Vietnam ranks fourth from bottom in corporate governance among 25 markets analysed in a recent joint study published today by KPMG and the Association of Chartered Certified Accountants (ACCA) at KPMG’s event Corporate Governance Development: Vietnam Perspectives, in Hanoi.
The study, titled “Balancing Rules & Flexibility”, analyses corporate governance requirements in terms of clarity, degree of enforceability and number and type of instruments used across 25 different markets, which includes both developed and developing markets.
Vietnam ranks above Myanmar, Brunei and Laos but below Cambodia and China and substantially below two other countries in the region namely the Philippines and Thailand. Top of the list are OECD countries such as the US and the UK.
“Vietnam has performed relatively well in some of the key areas of director independence, roles of the board and shareholder rights, there are still areas we could look to improve. These include board diversity, risk governance and assurance,” said KPMG in Vietnam’s head of Advisory John Ditty.
According to Nguyen Vu Quang Trung, Deputy CEO of Hanoi Stock Exchange (HNX), Vietnamese firms have become more and more concerned about corporate governance as they have become aware of how good corporate governance is crucial to operation.
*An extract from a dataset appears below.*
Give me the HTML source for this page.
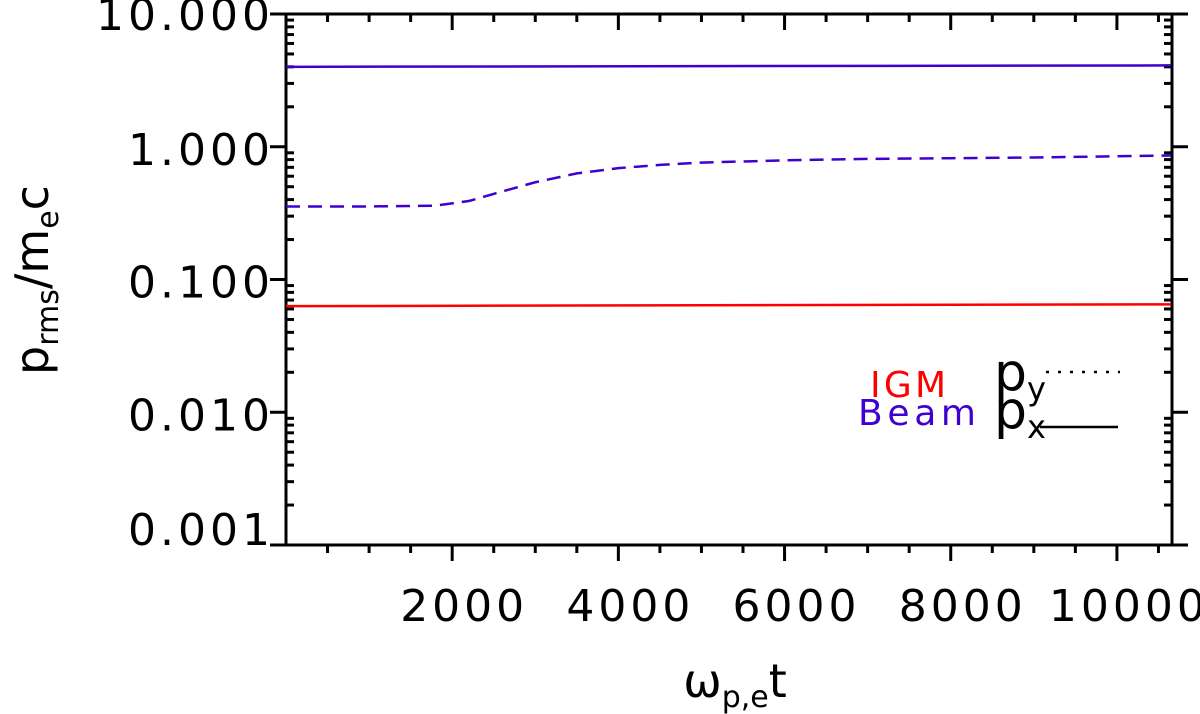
<!DOCTYPE html>
<html><head><meta charset="utf-8"><style>
body{margin:0;background:#fff}
svg{display:block;font-family:"DejaVu Sans","Liberation Sans",sans-serif}
</style></head><body>
<svg id="c" width="1200" height="714"></svg>
<script>
const xTicks=[2000,4000,6000,8000,10000];
const yTicks=[0.001,0.01,0.1,1,10];
const yTickLabels=["0.001","0.010","0.100","1.000","10.000"];
const beamPxX=[0,10650];
const beamPxY=[4.0,4.1];
const igmPxX=[0,10650];
const igmPxY=[0.063,0.065];
const beamPyX=[0,1000,1800,2200,2600,3000,3500,4000,4500,5000,6000,7000,8000,9000,10650];
const beamPyY=[0.355,0.355,0.36,0.39,0.46,0.54,0.63,0.69,0.73,0.76,0.79,0.81,0.82,0.83,0.86];
const L=286,R=1172,T=14,B=545;
const X0=0,X1=10663;
const sx=v=>L+(v-X0)/(X1-X0)*(R-L);
const sy=v=>B-(Math.log10(v)+3)/4*(B-T);
const svg=document.getElementById('c');
const NS='http://www.w3.org/2000/svg';
function mk(t,a,p){const e=document.createElementNS(NS,t);for(const k in a)e.setAttribute(k,a[k]);(p||svg).appendChild(e);return e;}
let e;
e=mk('rect',{x:L,y:T,width:R-L,height:B-T,fill:'none',stroke:'#000','stroke-width':3});


for(let v=500;v<X1;v+=500){const maj=v%2000===0;const len=maj?16:8;
 e=mk('line',{x1:sx(v),x2:sx(v),y1:B,y2:B+len,stroke:'#000','stroke-width':3});
 
 
 e=mk('line',{x1:sx(v),x2:sx(v),y1:T,y2:T+len,stroke:'#000','stroke-width':3});
 
 }
xTicks.forEach(v=>{e=mk('text',{x:sx(v)+12,y:621,'text-anchor':'middle','font-size':44,'letter-spacing':4});e.textContent=v;
 
 });
yTicks.forEach((v,i)=>{
 [[L,L-16],[R,R+16]].forEach(([a,b])=>{e=mk('line',{x1:a,x2:b,y1:sy(v),y2:sy(v),stroke:'#000','stroke-width':3});
 
 });
 if(i<yTicks.length-1){for(let m=2;m<10;m++){const y=sy(v*m);
  [[L,L+8],[R,R-8]].forEach(([a,b])=>{e=mk('line',{x1:a,x2:b,y1:y,y2:y,stroke:'#000','stroke-width':3});
  
  });}}
 const dy=i===0?0:(i===yTicks.length-1?16:18);
 e=mk('text',{x:274,y:sy(v)+dy,'text-anchor':'end','font-size':44,'letter-spacing':4});e.textContent=yTickLabels[i];
 
 
});
function line(xs,ys,col,dash,name){const d=xs.map((x,i)=>(i?'L':'M')+sx(x)+' '+sy(ys[i])).join(' ');
 const p=mk('path',{d:d,fill:'none',stroke:col,'stroke-width':2.5,'stroke-dasharray':dash||'none'});
 
 }
line(beamPxX,beamPxY,'#3f00d0',null,'beam-px-line');
line(igmPxX,igmPxY,'#ff0000',null,'igm-px-line');
line(beamPyX,beamPyY,'#3f00d0','14 8','beam-py-line');
</script>
<script>
(function(){const svg=document.getElementById('c');const NS='http://www.w3.org/2000/svg';
const g=document.createElementNS(NS,'g');svg.appendChild(g);


g.innerHTML=
'<text x="870" y="397" font-size="36" fill="#ff0000" textLength="76">IGM</text>'+
'<text x="858" y="425" font-size="36" fill="#3f00d0" textLength="118">Beam</text>'+
'<text x="994" y="390" font-size="52">p<tspan font-size="32" dy="10">y</tspan></text>'+
'<line x1="1046" x2="1120" y1="372" y2="372" stroke="#000" stroke-width="2.5" stroke-dasharray="3 9"/>'+
'<text x="994" y="428" font-size="52">p<tspan font-size="32" dy="10">x</tspan></text>'+
'<line x1="1040" x2="1118" y1="427" y2="427" stroke="#000" stroke-width="2.5"/>'+
'<text transform="translate(48,280) rotate(-90)" text-anchor="middle" font-size="46">p<tspan font-size="30" dy="10">rms</tspan><tspan dy="-10">/m</tspan><tspan font-size="30" dy="10">e</tspan><tspan dy="-10">c</tspan></text>'+
'<text x="735" y="697" text-anchor="middle" font-size="46">ω<tspan font-size="30" dy="10">p,e</tspan><tspan dy="-10">t</tspan></text>';
})();
</script>
</body></html>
For the past three years, HNX have scored its listed companies in transparency, aiming to encourage listing companies to improve corporate governance initially by disclosing information in a fully and in-time manner.
However, corporate governance quality is not yet reflected in the market price of the firms’ shares nor taken seriously by financial institutions. Trung then suggested Vietnamese supervisory agencies have concrete methods to enforce corporate governance rules at companies as well as annual evaluation of firms and prizes in order to encourage them to improve governance.